Some auto manufacturers, such as Toyota, Audi, BMW and Kia, already use Google to manage navigation, maps and other electronic features in their cars.
(Creative Commons/Flickr/.RGB.)

Perhaps the reason Apple and Android have both managed to maintain significant market share with their handheld devices is because they have different approaches, with different appeal. One of the biggest differences between Apple and Android products is that Apple designs and makes its own hardware, because the company wants to control every aspect of the user experience. This is attractive to people who want uniformity in their phones, tablets, computers and music players. Google, on the other hand, hasn't expressed interest in becoming an actual manufacturer of the devices, instead preferring to continually tweak and improve the backbone necessary for the device to run, which is then implemented on phones and tablets made by a variety of other manufacturers. This approach appeals to people who want more control and choice over their own phones -- or to those who find Apple's control-freak personality stifling.

The Open Handset Alliance was established in 2007 to help Google's partners collaborate on these goals (as they applied to smartphones) which helped propel the Android platform to its current status. Google hopes the Open Automotive Alliance will have the same success. If the alliance does succeed, this will be a new use for the Android platform; however, the automakers aren't necessarily starting from scratch -- based on Google's proven track record, car designers can be reasonably confident that Android will provide the safe and reliable technology that's necessary for a passenger vehicle.

Right now, cars' infotainment systems are all over the place. Some car manufacturers use Linux-based or BlackBerry-based operating systems. Others collaborate with computer companies for custom branded systems -- Ford's partnership with Microsoft for the MyFord Touch interface is a notable example. This is frustrating for companies who develop apps for these cars, because they have to be customized for each brand. The Genivi Alliance, formed in 2009, made attempts to integrate into cars using the Linux open source operating system. That alliance was backed mainly by BMW, General Motors and Intel. Though Android is based on Linux, Android has specific advantages because it's been proven to be adaptable to lots of devices made by a bunch of different manufacturers, and it's familiar to technology companies around the world, too. Since app developers are already intimate with Android, it'll cost automakers less to code and troubleshoot on a familiar platform. Also, some auto manufacturers, such as Toyota, Audi, BMW and Kia, already use Google to manage navigation, maps and other electronic features in their cars.

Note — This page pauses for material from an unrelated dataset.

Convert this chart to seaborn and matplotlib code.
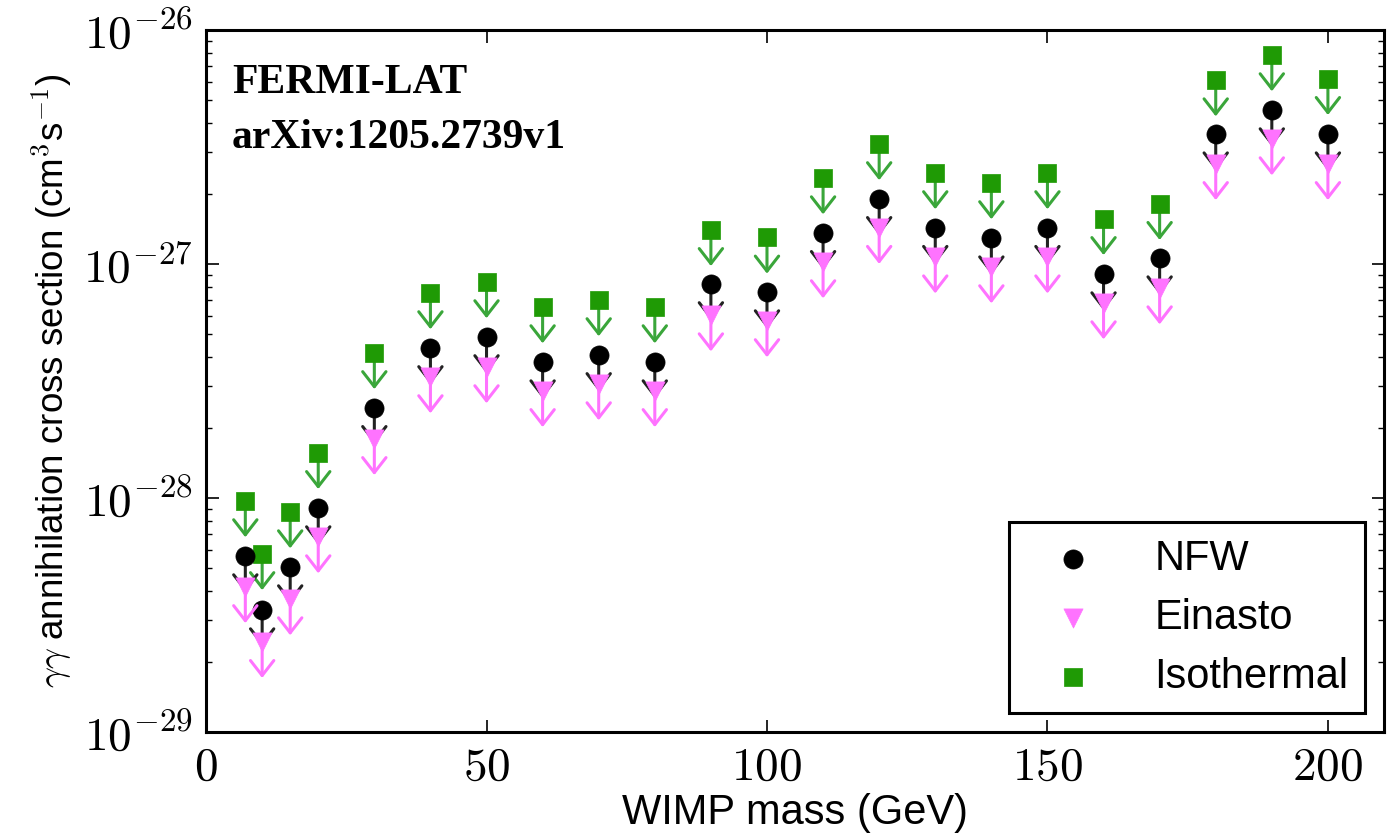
import numpy as np
import pandas as pd
import matplotlib
matplotlib.use("Agg")
import matplotlib.pyplot as plt
from matplotlib.ticker import FuncFormatter, FixedLocator, LogLocator, NullFormatter
import seaborn as sns

# WIMP masses (GeV)
mass = [7, 10, 15, 20, 30, 40, 50, 60, 70, 80, 90, 100,
        110, 120, 130, 140, 150, 160, 170, 180, 190, 200]

# 95% upper limits on <sigma v>_{gamma gamma} (cm^3 s^-1) for three halo profiles
nfw = [5.65e-29, 3.32e-29, 5.07e-29, 9.06e-29, 2.43e-28, 4.38e-28, 4.88e-28,
       3.81e-28, 4.09e-28, 3.81e-28, 8.22e-28, 7.59e-28, 1.36e-27, 1.90e-27,
       1.43e-27, 1.29e-27, 1.43e-27, 9.06e-28, 1.06e-27, 3.59e-27, 4.55e-27,
       3.59e-27]
einasto = [4.17e-29, 2.43e-29, 3.70e-29, 6.81e-29, 1.79e-28, 3.29e-28, 3.63e-28,
           2.87e-28, 3.07e-28, 2.87e-28, 6.05e-28, 5.71e-28, 1.02e-27, 1.43e-27,
           1.07e-27, 9.71e-28, 1.07e-27, 6.81e-28, 7.89e-28, 2.68e-27, 3.42e-27,
           2.68e-27]
isothermal = [9.71e-29, 5.77e-29, 8.71e-29, 1.56e-28, 4.17e-28, 7.52e-28, 8.38e-28,
              6.55e-28, 7.02e-28, 6.55e-28, 1.40e-27, 1.30e-27, 2.33e-27, 3.26e-27,
              2.45e-27, 2.22e-27, 2.45e-27, 1.56e-27, 1.81e-27, 6.11e-27, 7.82e-27,
              6.19e-27]

x_ticks = [0, 50, 100, 150, 200]
legend_order = ["NFW", "Einasto", "Isothermal"]

df = pd.DataFrame({"mass": mass, "NFW": nfw, "Einasto": einasto,
                   "Isothermal": isothermal})

sns.set_theme(style="ticks")
plt.rcParams["font.family"] = ["Liberation Sans", "DejaVu Sans"]
plt.rcParams["mathtext.fontset"] = "cm"
for key in ("text.color", "axes.labelcolor", "xtick.color", "ytick.color",
            "axes.edgecolor"):
    plt.rcParams[key] = "black"

fig = plt.figure(figsize=(13.97, 8.34), dpi=100)
ax = fig.add_axes([0.1475, 0.1223, 0.8432, 0.8417])

# drawing order: Isothermal underneath, then NFW, then Einasto on top
styles = [
    ("Isothermal", "s", "#1f9a05", "#3aa63a", 150),
    ("NFW", "o", "black", "#222222", 190),
    ("Einasto", "v", "#ff73ff", "#ff73ff", 190),
]
arrow_frac = 0.70
for name, mk, col, acol, size in styles:
    for xv, yv in zip(df["mass"], df[name]):
        ax.annotate("", xy=(xv, yv * arrow_frac), xytext=(xv, yv),
                    arrowprops=dict(arrowstyle="->,head_length=0.45,head_width=0.35",
                                    color=acol, lw=2.2, mutation_scale=24,
                                    shrinkA=0, shrinkB=0))
    sns.scatterplot(data=df, x="mass", y=name, marker=mk, color=col, s=size,
                    edgecolor=col, linewidth=0.5, label=name, ax=ax, zorder=3)

ax.set_yscale("log")
ax.set_xlim(0, 210)
ax.set_ylim(1e-29, 1e-26)

ax.xaxis.set_major_locator(FixedLocator(x_ticks))
ax.xaxis.set_major_formatter(FuncFormatter(lambda v, p: r"$%d$" % v))
ax.yaxis.set_major_locator(LogLocator(base=10))
ax.yaxis.set_minor_locator(LogLocator(base=10, subs=np.arange(2, 10)))
ax.yaxis.set_major_formatter(FuncFormatter(lambda v, p: r"$10^{%d}$" % round(np.log10(v))))
ax.yaxis.set_minor_formatter(NullFormatter())

ax.tick_params(which="both", direction="in", top=True, right=True,
               labelsize=34, pad=10, color="black", labelcolor="black")
ax.tick_params(which="major", length=9, width=1.2)
ax.tick_params(which="minor", length=4.5, width=1.0)
for sp in ax.spines.values():
    sp.set_linewidth(2.2)
    sp.set_color("black")

ax.set_xlabel("WIMP mass (GeV)", fontsize=30, labelpad=2, color="black")
ax.set_ylabel(r"$\gamma\gamma$ annihilation cross section (cm$^3$s$^{-1}$)",
              fontsize=26.5, labelpad=6, color="black")

ax.text(0.022, 0.910, "FERMI-LAT", transform=ax.transAxes, fontsize=30,
        fontweight="bold", color="black", family=["Liberation Serif", "DejaVu Serif"])
ax.text(0.022, 0.832, "arXiv:1205.2739v1", transform=ax.transAxes, fontsize=30,
        fontweight="bold", color="black", family=["Liberation Serif", "DejaVu Serif"])

h, l = ax.get_legend_handles_labels()
lookup = dict(zip(l, h))
leg = ax.legend([lookup[k] for k in legend_order], legend_order, loc="lower right",
                fontsize=30, frameon=True, fancybox=False, framealpha=1,
                edgecolor="black", borderaxespad=0.45, labelspacing=0.45,
                handlelength=2.3)
leg.get_frame().set_linewidth(2.2)
for t in leg.get_texts():
    t.set_color("black")

fig.savefig("out.png", dpi=100)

Google hopes that better integration will be safer for drivers and their passengers. A common platform, the alliance says, will improve safety because it'll be easier to use. There will be less of a learning curve between cars, and people will be more likely to actually use features like wireless and hands-free integration if the system is intuitive. Using Android to run some of the car's electronic features will basically turn the car itself into an Android device (or "ecosystem," if you prefer), reaching new customers and reinforcing the platform's importance with existing customers. When the technology is implemented, it'll be found in literally hundreds of millions of new cars [source: Vance]. In fact, we should begin to see Android-integrated cars by the end of this year.

This all points to the evolution of the car as a computer. We're heading in a direction in which a car's center console will be able to do a lot of the same things a computer or tablet can currently do. Yes, cars are already computer-driven, and have been for a long time. Computers control everything from mechanical functions, like engine timing, to comfort functions, like climate control. But that's quite different from the notion that a car itself should be able to, say, stream music videos, or search for recipes on Pinterest to compile and sync a grocery list. Clearly, though, plenty of car manufacturers and technology companies -- and certainly the OAA -- are preparing for that time to come.